● To do
Each line containing the word "this" must be collected.

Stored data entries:
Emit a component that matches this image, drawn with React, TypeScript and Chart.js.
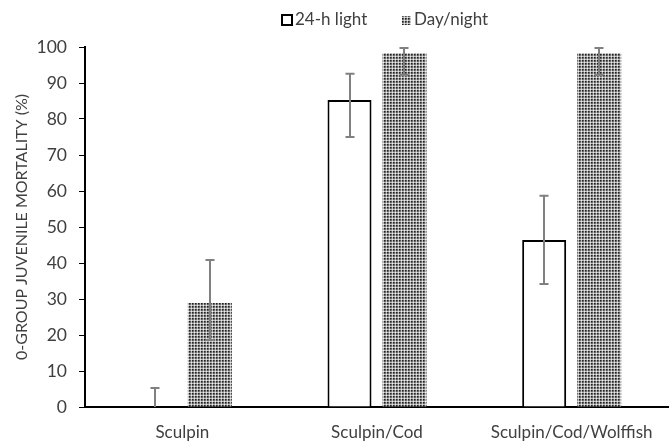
import React, { useEffect, useRef } from "react";
import { Chart, registerables } from "chart.js";

Chart.register(...registerables);

const categories = ["Sculpin", "Sculpin/Cod", "Sculpin/Cod/Wolffish"];
const seriesNames = ["24-h light", "Day/night"];
const lightValues = [0, 85.3, 46.4];
const lightHigh = [5.3, 92.6, 58.7];
const lightLow = [-5.3, 75.0, 34.2];
const dayNightValues = [28.9, 98.3, 98.3];
const dayNightHigh = [40.8, 99.7, 99.7];
const dayNightLow = [18.6, 92.2, 92.2];
const yTitle = "0-GROUP JUVENILE MORTALITY (%)";

const FONT = "Lato";
const TEXT = "#404040";

function makePattern(): CanvasPattern | string {
  const c = document.createElement("canvas");
  c.width = 3;
  c.height = 3;
  const g = c.getContext("2d");
  if (!g) return "#999";
  const px = [
    ["#222222", "#555555", "#bbbbbb"],
    ["#555555", "#777777", "#bbbbbb"],
    ["#bbbbbb", "#bbbbbb", "#eeeeee"],
  ];
  for (let r = 0; r < 3; r++)
    for (let k = 0; k < 3; k++) {
      g.fillStyle = px[r][k];
      g.fillRect(k, r, 1, 1);
    }
  const p = g.createPattern(c, "repeat");
  return p || "#999";
}

export default function App() {
  const ref = useRef<HTMLCanvasElement>(null);
  useEffect(() => {
    if (!ref.current) return;
    const pattern = makePattern();
    const errs = [
      { high: lightHigh, low: lightLow },
      { high: dayNightHigh, low: dayNightLow },
    ];
    const errorPlugin = {
      id: "errbars",
      afterDatasetsDraw(chart: any) {
        const ctx = chart.ctx;
        const ys = chart.scales.y;
        ctx.save();
        ctx.strokeStyle = "#808080";
        ctx.lineWidth = 2;
        chart.data.datasets.forEach((_d: any, i: number) => {
          const meta = chart.getDatasetMeta(i);
          meta.data.forEach((bar: any, j: number) => {
            const hi = errs[i].high[j];
            const lo = errs[i].low[j];
            const x = Math.round(bar.x);
            const yHi = ys.getPixelForValue(hi);
            const yLo = ys.getPixelForValue(Math.max(lo, ys.min));
            ctx.beginPath();
            ctx.moveTo(x, yHi);
            ctx.lineTo(x, yLo);
            ctx.moveTo(x - 4.5, yHi);
            ctx.lineTo(x + 4.5, yHi);
            if (lo >= ys.min) {
              ctx.moveTo(x - 4.5, yLo);
              ctx.lineTo(x + 4.5, yLo);
            }
            ctx.stroke();
          });
        });
        ctx.restore();
      },
    };
    const legendPlugin = {
      id: "customLegend",
      afterDraw(chart: any) {
        const ctx = chart.ctx;
        ctx.save();
        ctx.font = `17px ${FONT}`;
        ctx.textBaseline = "middle";
        const cy = 20;
        ctx.fillStyle = "#fff";
        ctx.fillRect(282, cy - 5, 10, 10);
        ctx.strokeStyle = "#000";
        ctx.lineWidth = 2;
        ctx.strokeRect(282, cy - 5, 10, 10);
        ctx.fillStyle = TEXT;
        ctx.fillText(seriesNames[0], 295, cy);
        ctx.fillStyle = pattern as any;
        ctx.fillRect(402, cy - 4, 9, 9);
        ctx.fillStyle = TEXT;
        ctx.fillText(seriesNames[1], 414, cy);
        ctx.restore();
      },
    };
    const chart = new Chart(ref.current, {
      type: "bar",
      data: {
        labels: categories,
        datasets: [
          {
            label: seriesNames[0],
            data: lightValues,
            backgroundColor: "#ffffff",
            borderColor: "#000000",
            borderWidth: 2,
          },
          {
            label: seriesNames[1],
            data: dayNightValues,
            backgroundColor: pattern as any,
            borderWidth: 0,
          },
        ],
      },
      options: {
        animation: false,
        responsive: false,
        events: [],
        categoryPercentage: 0.565,
        barPercentage: 0.8,
        layout: { padding: { top: 47, right: 0, left: 0, bottom: 0 } },
        plugins: {
          legend: { display: false },
          tooltip: { enabled: false },
        },
        scales: {
          x: {
            grid: { display: false },
            border: { display: true, color: "#000", width: 2 },
            ticks: {
              color: TEXT,
              font: { family: FONT, size: 17 },
              padding: 7,
              maxRotation: 0,
            },
            afterFit(s: any) {
              s.height = 34;
            },
          },
          y: {
            min: 0,
            max: 100,
            ticks: {
              stepSize: 10,
              color: TEXT,
              font: { family: FONT, size: 17.5 },
              padding: 12,
            },
            grid: {
              drawOnChartArea: false,
              drawTicks: true,
              tickLength: 6,
              color: "#000",
              lineWidth: 1,
            },
            border: { display: true, color: "#000", width: 2 },
            title: {
              display: true,
              text: yTitle,
              color: TEXT,
              font: { family: FONT, size: 16 },
              padding: { top: 12, bottom: 0 },
            },
            afterFit(s: any) {
              s.width = 85;
            },
          },
        },
      },
      plugins: [errorPlugin, legendPlugin],
    });
    return () => chart.destroy();
  }, []);
  return (
    <div style={{ position: "fixed", left: 0, top: 0, width: 669, height: 441, background: "#fff" }}>
      <canvas ref={ref} width={669} height={441} />
    </div>
  );
}
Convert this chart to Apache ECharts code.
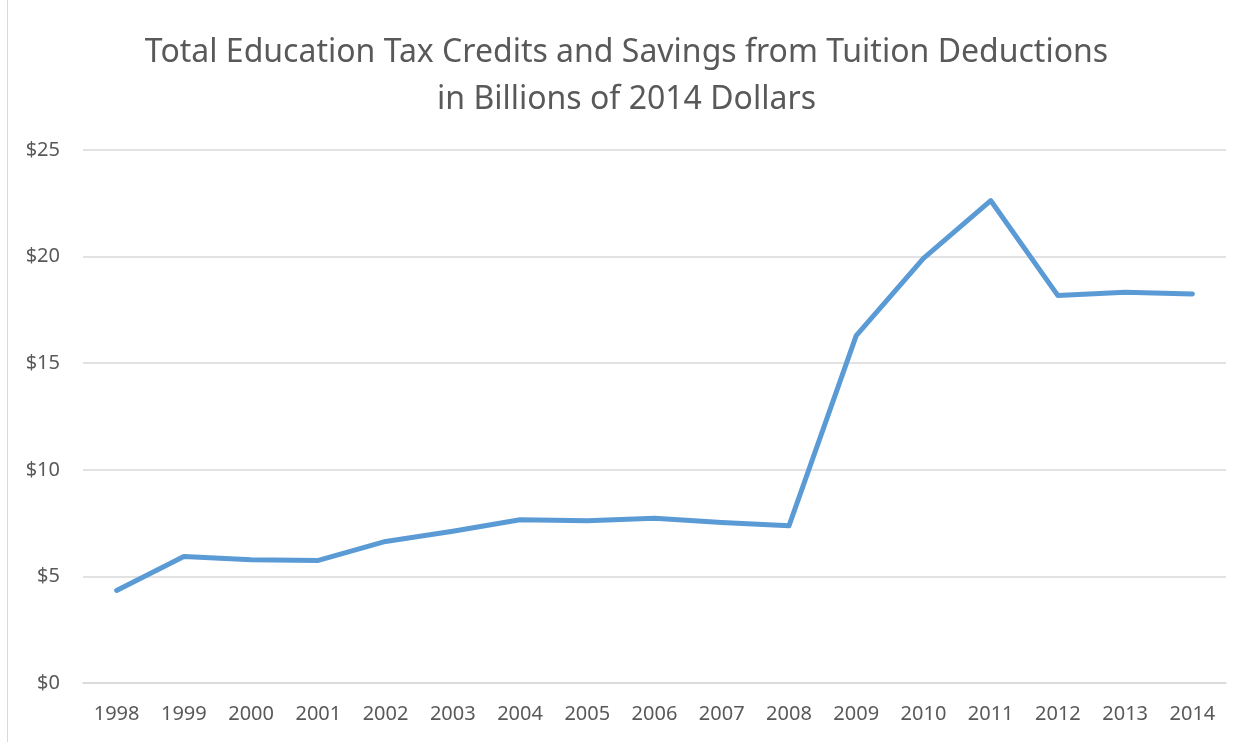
<!DOCTYPE html>
<html>
<head>
<meta charset="utf-8">
<script src="https://cdn.jsdelivr.net/npm/echarts@6/dist/echarts.min.js"></script>
<style>
  html, body { margin: 0; padding: 0; background: #fff; }
  #chart { width: 1253px; height: 742px; }
</style>
</head>
<body>
<div id="chart"></div>
<script>
// Fiscal years on the horizontal axis
const years = ['1998', '1999', '2000', '2001', '2002', '2003', '2004', '2005', '2006',
  '2007', '2008', '2009', '2010', '2011', '2012', '2013', '2014'];

// Total credits and deduction savings, billions of 2014 dollars
const totals = [4.34, 5.93, 5.78, 5.75, 6.64, 7.12, 7.66, 7.61, 7.73,
  7.53, 7.37, 16.29, 19.92, 22.63, 18.17, 18.33, 18.25];

const titleLines = [
  'Total Education Tax Credits and Savings from Tuition Deductions',
  'in Billions of 2014 Dollars'
];

const FONT = '"Noto Sans", "Open Sans", sans-serif';
const TEXT = '#595959';

const chart = echarts.init(document.getElementById('chart'));
chart.setOption({
  animation: false,
  backgroundColor: '#fff',
  title: {
    text: titleLines.join('\n'),
    left: 'center',
    top: 24,
    textStyle: {
      fontFamily: FONT,
      fontSize: 32,
      fontWeight: 'normal',
      color: TEXT,
      lineHeight: 47
    }
  },
  graphic: [{
    type: 'line',
    shape: { x1: 7.5, y1: 0, x2: 7.5, y2: 742 },
    style: { stroke: '#d9d9d9', lineWidth: 1 }
  }],
  grid: { left: 83, right: 27, top: 150, bottom: 59 },
  xAxis: {
    type: 'category',
    data: years,
    boundaryGap: true,
    axisLine: { show: true, lineStyle: { color: '#d9d9d9', width: 1.5 } },
    axisTick: { show: false },
    axisLabel: {
      fontFamily: FONT,
      fontSize: 20,
      color: TEXT,
      margin: 21
    }
  },
  yAxis: {
    type: 'value',
    min: 0,
    max: 25,
    interval: 5,
    axisLine: { show: false },
    axisTick: { show: false },
    axisLabel: {
      fontFamily: FONT,
      fontSize: 20,
      color: TEXT,
      margin: 23,
      formatter: v => '$' + v
    },
    splitLine: { lineStyle: { color: '#d9d9d9', width: 1.5 } }
  },
  series: [{
    type: 'line',
    data: totals,
    symbol: 'none',
    lineStyle: { color: '#5b9bd5', width: 5, cap: 'round', join: 'round' }
  }]
});
</script>
</body>
</html>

● Correct result
Emit a component that matches this image, drawn with React, TypeScript and Chart.js.
Convert this chart to Apache ECharts code.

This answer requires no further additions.